E fui embora, para não mais
voltar.
Na volta, de Campinas para São
Paulo, na estrada, fiquei pensando se seria o caso de registrar esse infeliz
momento. Eu sou convidado para ministrar conferências pelo mundo todo, tenho
encontros com governos das mais variadas orientações políticas, presidentes de
repúblicas, ministros, prefeitos, governadores, converso com empresários, tive
vários encontros com o Papa Francisco. Sempre buscando convergências pelo bem
comum. Mas nunca me vi numa situação dessas, sendo censurado antes de iniciar
um debate, ainda mais em minha cidade de origem!
O Brasil vive tempos horríveis,
mas pior que a opressão dos poderosos, é a assimilação da opressão em nosso
cotidiano, banalizando o mal. Mas vamos resistir!

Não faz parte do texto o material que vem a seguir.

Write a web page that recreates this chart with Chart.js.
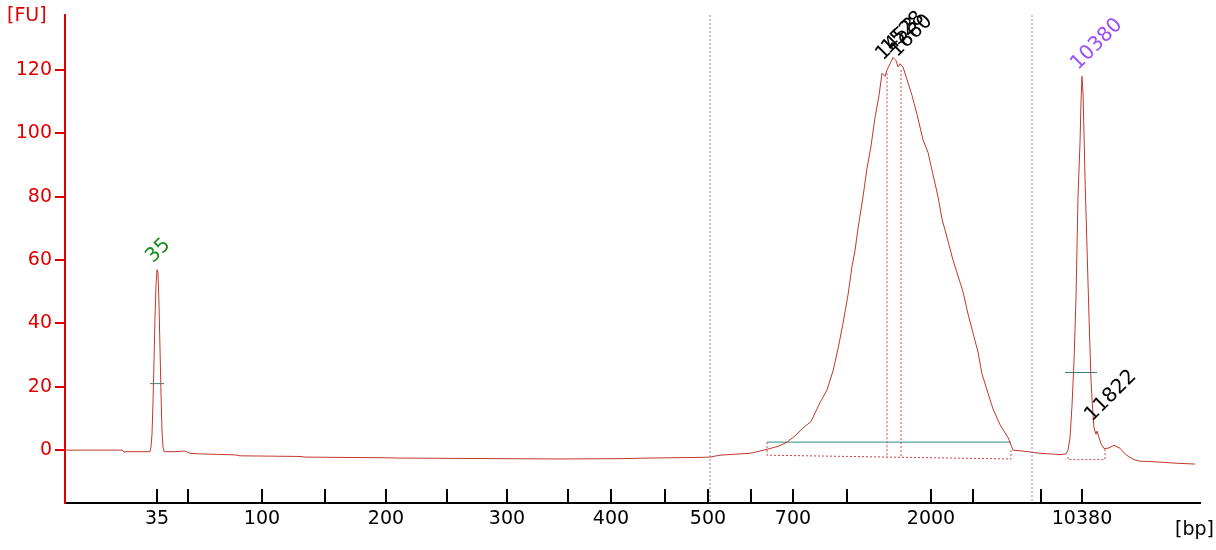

Para quem se sente fraquejando,
adoecendo por viver em uma sociedade doente, deprimido por conviver com tanta
estupidez, aturdido em meio a tantos absurdos, tanto cinismo, tanta mentira,
deixo a lembrança mais que necessária para os dias atuais: a vida nos pede
coragem!
PS – Preferi não expor o nome do
Ponto de Cultura, elas sabem o que fizeram e isso basta, quem sabe até reflitam
sobre as historinhas infantis que lhes contei. E os demais Pontos de Cultura
sabem que não generalizo e que confio que ainda vai brotar um Brasil generoso
depois desses tempos de maldade, porque “essa ciranda não é minha só, ela é de
todos nós, de todos nós!”
Célio Turino é historiador e escritor.